Exercise brief: The listing below should be written out exactly; please include all of it.

— start of Source data —

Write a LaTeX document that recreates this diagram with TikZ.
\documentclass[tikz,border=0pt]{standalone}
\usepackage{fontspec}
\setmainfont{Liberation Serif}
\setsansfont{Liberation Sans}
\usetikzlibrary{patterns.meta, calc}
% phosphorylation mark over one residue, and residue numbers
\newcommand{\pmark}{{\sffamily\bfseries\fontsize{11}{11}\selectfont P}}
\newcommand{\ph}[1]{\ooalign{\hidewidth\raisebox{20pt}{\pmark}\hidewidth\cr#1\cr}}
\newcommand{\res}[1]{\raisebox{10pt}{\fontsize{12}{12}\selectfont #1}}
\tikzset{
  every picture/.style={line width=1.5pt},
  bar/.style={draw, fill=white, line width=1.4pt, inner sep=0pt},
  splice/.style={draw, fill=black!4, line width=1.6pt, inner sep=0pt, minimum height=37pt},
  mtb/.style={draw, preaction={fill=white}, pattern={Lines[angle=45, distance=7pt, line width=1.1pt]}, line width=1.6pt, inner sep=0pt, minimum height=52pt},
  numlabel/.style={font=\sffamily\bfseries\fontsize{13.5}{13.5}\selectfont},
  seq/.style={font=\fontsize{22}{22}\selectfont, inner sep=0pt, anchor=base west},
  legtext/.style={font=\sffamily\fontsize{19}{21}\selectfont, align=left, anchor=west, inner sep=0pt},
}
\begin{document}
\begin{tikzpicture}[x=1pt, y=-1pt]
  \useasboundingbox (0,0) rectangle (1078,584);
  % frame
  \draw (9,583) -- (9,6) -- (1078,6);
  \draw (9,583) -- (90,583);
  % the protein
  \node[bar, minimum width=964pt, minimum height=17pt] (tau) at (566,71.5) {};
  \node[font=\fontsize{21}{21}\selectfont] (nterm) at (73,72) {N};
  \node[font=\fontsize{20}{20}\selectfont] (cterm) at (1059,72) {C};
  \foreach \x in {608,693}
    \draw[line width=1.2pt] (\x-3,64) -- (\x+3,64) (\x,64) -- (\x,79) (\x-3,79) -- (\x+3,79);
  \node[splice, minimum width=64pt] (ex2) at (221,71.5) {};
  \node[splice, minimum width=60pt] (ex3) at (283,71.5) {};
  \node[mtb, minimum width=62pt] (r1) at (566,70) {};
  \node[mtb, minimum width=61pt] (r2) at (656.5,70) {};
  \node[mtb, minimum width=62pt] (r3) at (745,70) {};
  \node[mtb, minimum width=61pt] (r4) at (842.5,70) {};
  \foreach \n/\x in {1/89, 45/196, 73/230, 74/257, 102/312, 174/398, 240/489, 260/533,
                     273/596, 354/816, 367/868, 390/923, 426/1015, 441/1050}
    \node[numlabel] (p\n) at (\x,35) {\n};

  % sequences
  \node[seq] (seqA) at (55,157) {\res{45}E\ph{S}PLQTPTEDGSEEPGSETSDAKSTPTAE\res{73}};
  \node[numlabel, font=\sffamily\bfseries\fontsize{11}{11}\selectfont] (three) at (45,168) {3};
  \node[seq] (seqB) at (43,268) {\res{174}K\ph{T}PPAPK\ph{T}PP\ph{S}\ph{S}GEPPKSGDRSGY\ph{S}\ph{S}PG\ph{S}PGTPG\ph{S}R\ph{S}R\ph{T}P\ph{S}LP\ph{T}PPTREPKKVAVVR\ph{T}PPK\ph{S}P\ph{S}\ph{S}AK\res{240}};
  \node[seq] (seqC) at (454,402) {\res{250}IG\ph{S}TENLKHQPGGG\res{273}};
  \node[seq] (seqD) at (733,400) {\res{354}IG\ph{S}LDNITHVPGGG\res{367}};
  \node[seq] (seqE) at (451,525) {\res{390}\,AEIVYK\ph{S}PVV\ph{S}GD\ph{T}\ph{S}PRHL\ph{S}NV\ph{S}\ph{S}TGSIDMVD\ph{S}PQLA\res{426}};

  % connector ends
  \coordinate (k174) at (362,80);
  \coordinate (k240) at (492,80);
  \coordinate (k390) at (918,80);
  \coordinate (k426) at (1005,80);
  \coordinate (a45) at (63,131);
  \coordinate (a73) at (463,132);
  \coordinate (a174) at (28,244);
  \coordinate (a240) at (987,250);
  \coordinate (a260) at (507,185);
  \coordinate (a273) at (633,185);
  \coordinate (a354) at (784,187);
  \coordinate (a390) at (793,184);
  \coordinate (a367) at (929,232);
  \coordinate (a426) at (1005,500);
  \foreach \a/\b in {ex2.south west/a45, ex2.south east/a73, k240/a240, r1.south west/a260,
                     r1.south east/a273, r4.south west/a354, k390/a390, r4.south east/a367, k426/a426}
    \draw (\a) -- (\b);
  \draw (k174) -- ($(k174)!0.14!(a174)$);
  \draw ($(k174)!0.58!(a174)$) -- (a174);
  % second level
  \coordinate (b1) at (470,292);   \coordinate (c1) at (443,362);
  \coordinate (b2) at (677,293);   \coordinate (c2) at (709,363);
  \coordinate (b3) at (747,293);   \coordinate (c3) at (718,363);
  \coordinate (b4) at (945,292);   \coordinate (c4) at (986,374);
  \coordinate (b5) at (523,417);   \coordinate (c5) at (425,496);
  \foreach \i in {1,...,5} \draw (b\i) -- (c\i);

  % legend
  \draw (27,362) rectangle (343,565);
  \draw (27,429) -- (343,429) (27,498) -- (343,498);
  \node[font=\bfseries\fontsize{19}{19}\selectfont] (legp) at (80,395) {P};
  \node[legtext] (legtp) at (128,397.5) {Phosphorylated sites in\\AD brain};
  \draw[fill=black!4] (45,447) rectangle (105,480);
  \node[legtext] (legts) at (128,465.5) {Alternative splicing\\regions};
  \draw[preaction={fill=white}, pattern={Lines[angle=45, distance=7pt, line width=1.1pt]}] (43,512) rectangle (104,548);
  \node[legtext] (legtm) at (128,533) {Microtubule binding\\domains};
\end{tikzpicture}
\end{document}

— end of Source data —

Expected output:
Write a LaTeX document that recreates this diagram with TikZ.
\documentclass[tikz,border=0pt]{standalone}
\usepackage{fontspec}
\setmainfont{Liberation Serif}
\setsansfont{Liberation Sans}
\usetikzlibrary{patterns.meta, calc}
% phosphorylation mark over one residue, and residue numbers
\newcommand{\pmark}{{\sffamily\bfseries\fontsize{11}{11}\selectfont P}}
\newcommand{\ph}[1]{\ooalign{\hidewidth\raisebox{20pt}{\pmark}\hidewidth\cr#1\cr}}
\newcommand{\res}[1]{\raisebox{10pt}{\fontsize{12}{12}\selectfont #1}}
\tikzset{
  every picture/.style={line width=1.5pt},
  bar/.style={draw, fill=white, line width=1.4pt, inner sep=0pt},
  splice/.style={draw, fill=black!4, line width=1.6pt, inner sep=0pt, minimum height=37pt},
  mtb/.style={draw, preaction={fill=white}, pattern={Lines[angle=45, distance=7pt, line width=1.1pt]}, line width=1.6pt, inner sep=0pt, minimum height=52pt},
  numlabel/.style={font=\sffamily\bfseries\fontsize{13.5}{13.5}\selectfont},
  seq/.style={font=\fontsize{22}{22}\selectfont, inner sep=0pt, anchor=base west},
  legtext/.style={font=\sffamily\fontsize{19}{21}\selectfont, align=left, anchor=west, inner sep=0pt},
}
\begin{document}
\begin{tikzpicture}[x=1pt, y=-1pt]
  \useasboundingbox (0,0) rectangle (1078,584);
  % frame
  \draw (9,583) -- (9,6) -- (1078,6);
  \draw (9,583) -- (90,583);
  % the protein
  \node[bar, minimum width=964pt, minimum height=17pt] (tau) at (566,71.5) {};
  \node[font=\fontsize{21}{21}\selectfont] (nterm) at (73,72) {N};
  \node[font=\fontsize{20}{20}\selectfont] (cterm) at (1059,72) {C};
  \foreach \x in {608,693}
    \draw[line width=1.2pt] (\x-3,64) -- (\x+3,64) (\x,64) -- (\x,79) (\x-3,79) -- (\x+3,79);
  \node[splice, minimum width=64pt] (ex2) at (221,71.5) {};
  \node[splice, minimum width=60pt] (ex3) at (283,71.5) {};
  \node[mtb, minimum width=62pt] (r1) at (566,70) {};
  \node[mtb, minimum width=61pt] (r2) at (656.5,70) {};
  \node[mtb, minimum width=62pt] (r3) at (745,70) {};
  \node[mtb, minimum width=61pt] (r4) at (842.5,70) {};
  \foreach \n/\x in {1/89, 45/196, 73/230, 74/257, 102/312, 174/398, 240/489, 260/533,
                     273/596, 354/816, 367/868, 390/923, 426/1015, 441/1050}
    \node[numlabel] (p\n) at (\x,35) {\n};

  % sequences
  \node[seq] (seqA) at (55,157) {\res{45}E\ph{S}PLQTPTEDGSEEPGSETSDAKSTPTAE\res{73}};
  \node[numlabel, font=\sffamily\bfseries\fontsize{11}{11}\selectfont] (three) at (45,168) {3};
  \node[seq] (seqB) at (43,268) {\res{174}K\ph{T}PPAPK\ph{T}PP\ph{S}\ph{S}GEPPKSGDRSGY\ph{S}\ph{S}PG\ph{S}PGTPG\ph{S}R\ph{S}R\ph{T}P\ph{S}LP\ph{T}PPTREPKKVAVVR\ph{T}PPK\ph{S}P\ph{S}\ph{S}AK\res{240}};
  \node[seq] (seqC) at (454,402) {\res{250}IG\ph{S}TENLKHQPGGG\res{273}};
  \node[seq] (seqD) at (733,400) {\res{354}IG\ph{S}LDNITHVPGGG\res{367}};
  \node[seq] (seqE) at (451,525) {\res{390}\,AEIVYK\ph{S}PVV\ph{S}GD\ph{T}\ph{S}PRHL\ph{S}NV\ph{S}\ph{S}TGSIDMVD\ph{S}PQLA\res{426}};

  % connector ends
  \coordinate (k174) at (362,80);
  \coordinate (k240) at (492,80);
  \coordinate (k390) at (918,80);
  \coordinate (k426) at (1005,80);
  \coordinate (a45) at (63,131);
  \coordinate (a73) at (463,132);
  \coordinate (a174) at (28,244);
  \coordinate (a240) at (987,250);
  \coordinate (a260) at (507,185);
  \coordinate (a273) at (633,185);
  \coordinate (a354) at (784,187);
  \coordinate (a390) at (793,184);
  \coordinate (a367) at (929,232);
  \coordinate (a426) at (1005,500);
  \foreach \a/\b in {ex2.south west/a45, ex2.south east/a73, k240/a240, r1.south west/a260,
                     r1.south east/a273, r4.south west/a354, k390/a390, r4.south east/a367, k426/a426}
    \draw (\a) -- (\b);
  \draw (k174) -- ($(k174)!0.14!(a174)$);
  \draw ($(k174)!0.58!(a174)$) -- (a174);
  % second level
  \coordinate (b1) at (470,292);   \coordinate (c1) at (443,362);
  \coordinate (b2) at (677,293);   \coordinate (c2) at (709,363);
  \coordinate (b3) at (747,293);   \coordinate (c3) at (718,363);
  \coordinate (b4) at (945,292);   \coordinate (c4) at (986,374);
  \coordinate (b5) at (523,417);   \coordinate (c5) at (425,496);
  \foreach \i in {1,...,5} \draw (b\i) -- (c\i);

  % legend
  \draw (27,362) rectangle (343,565);
  \draw (27,429) -- (343,429) (27,498) -- (343,498);
  \node[font=\bfseries\fontsize{19}{19}\selectfont] (legp) at (80,395) {P};
  \node[legtext] (legtp) at (128,397.5) {Phosphorylated sites in\\AD brain};
  \draw[fill=black!4] (45,447) rectangle (105,480);
  \node[legtext] (legts) at (128,465.5) {Alternative splicing\\regions};
  \draw[preaction={fill=white}, pattern={Lines[angle=45, distance=7pt, line width=1.1pt]}] (43,512) rectangle (104,548);
  \node[legtext] (legtm) at (128,533) {Microtubule binding\\domains};
\end{tikzpicture}
\end{document}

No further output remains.